Diese europäische Strategie sollte einen stärkeren Austausch mit syrischen Akteuren vor Ort im von der Regierung kontrollierten Syrien beinhalten. Dazu zählen Entwicklungshilfen, die Kanalisierung unmittelbarer Unterstützung für die syrische Bevölkerung vor Ort sowie eine effizientere Umsetzung humanitärer Ausnahmeregelungen für EU-Sanktionen, die derzeit einfach nicht funktionieren.

Vorsichtig vorgehen, an Schlüsselpositionen festhalten

Dieser Ansatz sollte kurzfristige Ambitionen für einen Regimewechsel aussetzen, aber keine umfassendere Wiederaufbauhilfe oder eine europäische Re-Legitimierung Assads beinhalten.

Europa muss dabei sehr vorsichtig vorgehen, nur an kleinen Initiativen arbeiten und an seinen Schlüsselprinzipien festhalten. Aber während sich der Handlungsspielraum vor Ort verengt, ist es falsch zu behaupten, dass gar nichts getan werden kann, solange Assad noch an der Macht ist.

Die Syrer selbst sind die ersten, die vor der bösartigen Hand des Regimes warnen, doch viele fordern Europa dennoch auf, kleine Schlupflöcher zu finden, um vor Ort mehr zu tun.

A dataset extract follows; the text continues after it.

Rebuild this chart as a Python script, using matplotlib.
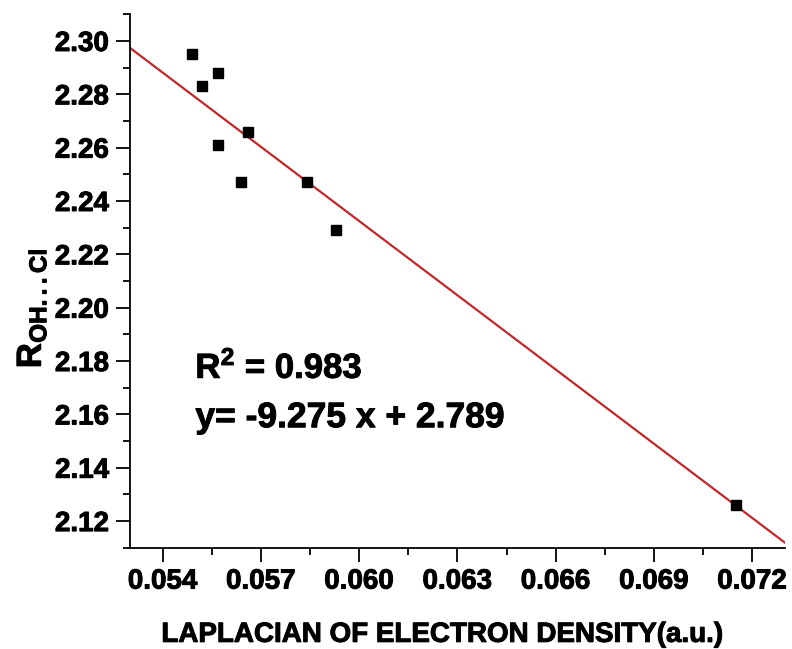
import numpy as np
import matplotlib
matplotlib.use('Agg')
from matplotlib import pyplot as plt
from matplotlib.ticker import MultipleLocator, FormatStrFormatter
import matplotlib.patheffects as pe

plt.rcParams['font.family'] = ['Liberation Sans', 'DejaVu Sans']
plt.rcParams['font.weight'] = 'bold'
plt.rcParams['mathtext.fontset'] = 'custom'
plt.rcParams['mathtext.rm'] = 'Liberation Sans:bold'
plt.rcParams['mathtext.bf'] = 'Liberation Sans:bold'
plt.rcParams['mathtext.it'] = 'Liberation Sans:bold'

# laplacian of electron density (a.u.) vs R(OH...Cl)
laplacian = [0.0549, 0.0552, 0.0557, 0.0557, 0.0566, 0.0564, 0.0584, 0.0593, 0.0715]
r_ohcl = [2.295, 2.283, 2.288, 2.261, 2.266, 2.247, 2.247, 2.229, 2.126]

slope = -9.275
intercept = 2.789
r2 = 0.983

heavy = [pe.withStroke(linewidth=0.7, foreground='black')]

fig = plt.figure(figsize=(7.92, 6.49), dpi=100)
ax = fig.add_axes([0.164, 0.156, 0.827, 0.822])

xfit = np.array([0.053, 0.073])
ax.plot(xfit, slope * xfit + intercept, color='#c0282a', lw=1.6, zorder=2)
ax.plot(laplacian, r_ohcl, 's', color='black', ms=7.5, zorder=3)

ax.set_xlim(0.053, 0.073)
ax.set_ylim(2.110, 2.310)

ax.xaxis.set_major_locator(MultipleLocator(0.003))
ax.xaxis.set_minor_locator(MultipleLocator(0.0015))
ax.yaxis.set_major_locator(MultipleLocator(0.02))
ax.yaxis.set_minor_locator(MultipleLocator(0.01))
ax.xaxis.set_major_formatter(FormatStrFormatter('%.3f'))
ax.yaxis.set_major_formatter(FormatStrFormatter('%.2f'))

ax.spines['top'].set_visible(False)
ax.spines['right'].set_visible(False)
for s in ['left', 'bottom']:
    ax.spines[s].set_linewidth(1.3)

ax.tick_params(which='major', direction='out', length=10, width=1.3, labelsize=20, pad=5)
ax.tick_params(which='minor', direction='out', length=5, width=1.3)
for lab in ax.get_xticklabels() + ax.get_yticklabels():
    lab.set_fontweight('bold')
    lab.set_path_effects(heavy)

ax.text(0.0550, 2.1737, f'R$^{{\\mathbf{{2}}}}$ = {r2:.3f}', fontsize=25, fontweight='bold',
        path_effects=heavy)
ax.text(0.0550, 2.1552, f'y= {slope:.3f} x + {intercept:.3f}', fontsize=25.5, fontweight='bold',
        path_effects=heavy)

fig.text(0.558, 0.011, 'LAPLACIAN OF ELECTRON DENSITY(a.u.)', ha='center', va='baseline',
         fontsize=20, fontweight='bold', path_effects=heavy)
fig.text(0.040, 0.525, r'$\mathbf{R}_{\mathbf{OH...Cl}}$', rotation=90, ha='center', va='center',
         fontsize=25, path_effects=heavy)

fig.savefig('out.png', dpi=100)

Letztlich sollte die neue Strategie versuchen, jene zivilen Kräfte in Syrien zu stärken, die der Knute des Regimes noch standgehalten haben. Es ist für die Zukunft Syriens und ganz Europas von entscheidender Bedeutung, diesen Menschen und Überbleibseln eines unabhängigen zivilen Lebens zu helfen zu überleben.